OCBC Bank

OCBC Bank Share Price Breaks Above S$21, Reaches New High

OCBC Bank Share Price

OCBC’s share price surpassed the S$21 threshold on 23rd January 2026, reaching an intraday high of S$21.29 before stabilising at S$21.23 during mid‑day. This move represents a new record for the counter and occurred alongside broad strength across Singapore’s banking sector.

The rise in OCBC’s share price coincided with simultaneous rallies in UOB and DBS, which collectively pushed the Straits Times Index (STI) to an all‑time high of 4,888.96 during morning trade. The banking sector’s heavy weighting in the STI amplified the impact of these moves, with OCBC contributing to the index’s upward momentum.

Trading turnover for the three local banks increased in January compared with the preceding six months, indicating heightened institutional participation. OCBC recorded the strongest net inflows among the local lenders, reflecting sustained demand from larger market participants.

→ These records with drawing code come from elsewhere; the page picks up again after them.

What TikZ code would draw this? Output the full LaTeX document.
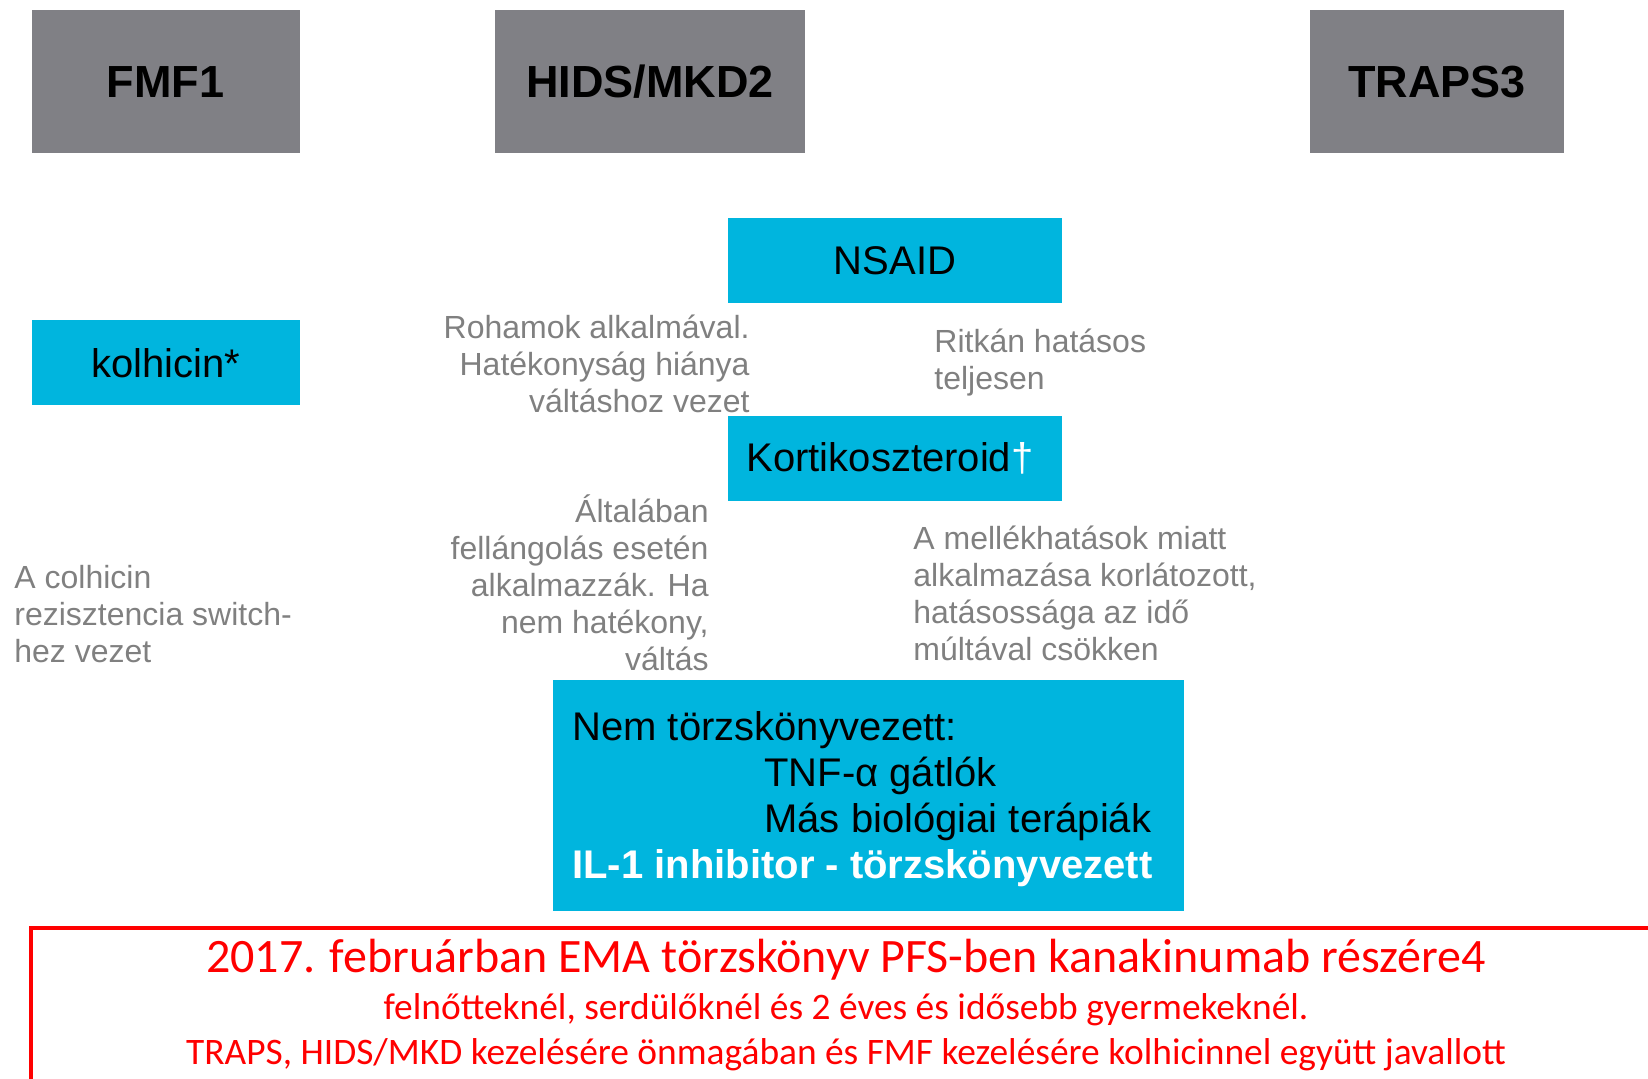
\documentclass[tikz,border=0pt]{standalone}
\usepackage{fontspec}
\setmainfont{Liberation Sans}
\newfontfamily\redfont{Carlito}
\usetikzlibrary{positioning}
\definecolor{hdrgray}{RGB}{128,128,133}
\definecolor{drugblue}{RGB}{0,181,222}
\definecolor{notegray}{RGB}{128,128,128}
\tikzset{
  hdrbox/.style={fill=hdrgray, inner sep=0pt, minimum height=71.5pt,
    font=\bfseries\fontsize{22.5}{27}\selectfont},
  drugbox/.style={fill=drugblue, inner sep=0pt, minimum width=167pt,
    minimum height=42.5pt, font=\fontsize{20}{23}\selectfont},
  note/.style={text=notegray, inner sep=0pt, font=\fontsize{16}{18.5}\selectfont},
  redtext/.style={text=red, inner sep=0pt}
}
\begin{document}
\begin{tikzpicture}[x=0.5pt, y=-0.5pt, node distance=99pt, on grid]
\useasboundingbox (0,0) rectangle (1648,1079);
\clip (0,0) rectangle (1648,1079);

% disease headers
\node[hdrbox, minimum width=134pt] (fmf) at (165.5,82) {FMF1};
\node[hdrbox, minimum width=155pt] (hids) at (650,82) {HIDS/MKD2};
\node[hdrbox, minimum width=127pt] (traps) at (1437,82) {TRAPS3};

% therapies
\node[drugbox, minimum width=134pt] (kolh) at (165.5,363) {kolhicin*};
\node[drugbox] (nsaid) at (895,260.5) {NSAID};
\node[drugbox] (kort) [below=of nsaid] {\hspace*{-5pt}Kortikoszteroid\textcolor{white}{\char"2020}};
\node[fill=drugblue, minimum width=315.5pt, minimum height=115.5pt] (bio) at (868.5,795.5) {};
\node[anchor=north west, inner sep=0pt, align=left, font=\fontsize{20}{23}\selectfont]
  (biotext) at (572,711) {Nem törzskönyvezett:\\
  \hspace*{96pt}TNF-α gátlók\\
  \hspace*{96pt}Más biológiai terápiák\\
  \textcolor{white}{\bfseries IL-1 inhibitor - törzskönyvezett}};

% notes
\node[note, anchor=north east, align=right] (rohamok) at (750,315)
  {Rohamok alkalmával.\\Hatékonyság hiánya\\váltáshoz vezet};
\node[note, anchor=north west, align=left] (ritkan) at (934,329)
  {Ritkán hatásos\\teljesen};
\node[note, anchor=north east, align=right] (altalaban) at (709,494)
  {Általában\\fellángolás esetén\\alkalmazzák. Ha\\nem hatékony,\\váltás};
\node[note, anchor=north west, align=left] (mellek) at (913,526)
  {A mellékhatások miatt\\alkalmazása korlátozott,\\hatásossága az idő\\múltával csökken};
\node[note, anchor=north west, align=left] (colh) at (14,565)
  {A colhicin\\rezisztencia switch-\\hez vezet};

% EMA box
\draw[red, line width=2pt] (31,1100) |- (1700,928);
\node[redtext, font=\redfont\fontsize{24}{28}\selectfont] (ema1) at (846,960)
  {2017. februárban EMA törzskönyv PFS-ben kanakinumab részére4};
\node[redtext, font=\redfont\fontsize{18.7}{22}\selectfont] (ema2) at (846,1010)
  {felnőtteknél, serdülőknél és 2 éves és idősebb gyermekeknél.};
\node[redtext, font=\redfont\fontsize{18.7}{22}\selectfont] (ema3) at (846,1055)
  {TRAPS, HIDS/MKD kezelésére önmagában és FMF kezelésére kolhicinnel együtt javallott};
\end{tikzpicture}
\end{document}
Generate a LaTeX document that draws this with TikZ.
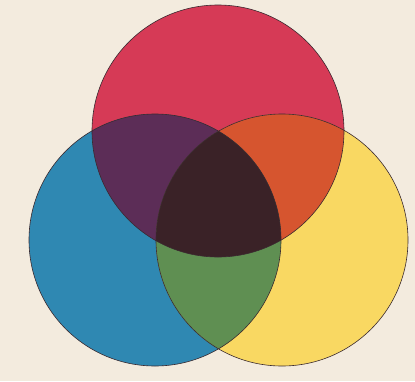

Analyst Revisions and Valuation Drivers

A key catalyst behind OCBC’s breakout was a series of analyst upgrades. Macquarie Capital assigned OCBC an “outperform” rating with a target price of S$21.50, citing stronger fee‑income momentum relative to peers. The firm also noted that expectations for DBS were already elevated, leaving OCBC with comparatively more room for positive earnings surprises.

These revisions occurred in parallel with upgrades for UOB, signalling a broader reassessment of Singapore banks’ earnings trajectories. Analysts highlighted that Singapore’s banking sector stands to benefit from continued wealth‑management inflows, supported by the city‑state’s positioning as a regional safe‑haven. OCBC was specifically identified as a beneficiary of these structural trends.

Macro and Earnings‑Cycle Considerations

The share‑price movement also reflects shifting expectations around the upcoming earnings season. Macquarie projected stability in net interest margins for the first quarter of 2026, even as it flagged potential headwinds for sector‑wide earnings growth later in the year. Within this environment, OCBC’s fee‑income trajectory and wealth‑management flows were viewed more favourably than those of its peers.

Additionally, institutional investors have been responding to the banks’ strong fundamentals. Over the past three years, the three local banks collectively generated more than S$8 billion in quarterly net interest income and reached a historic S$5 billion in non‑interest income in the third quarter of 2025. These metrics reinforced confidence in the sector’s resilience and supported the upward re‑rating of OCBC.

Conclusion

OCBC’s break above S$21 is the result of converging factors: sector‑wide momentum, increased institutional inflows, favourable analyst revisions, and stable macro‑financial conditions heading into the 2026 earnings cycle. While the sustainability of the rally will depend on upcoming financial results and broader interest‑rate dynamics, the current price action reflects a reassessment of OCBC’s relative earnings potential within Singapore’s banking landscape.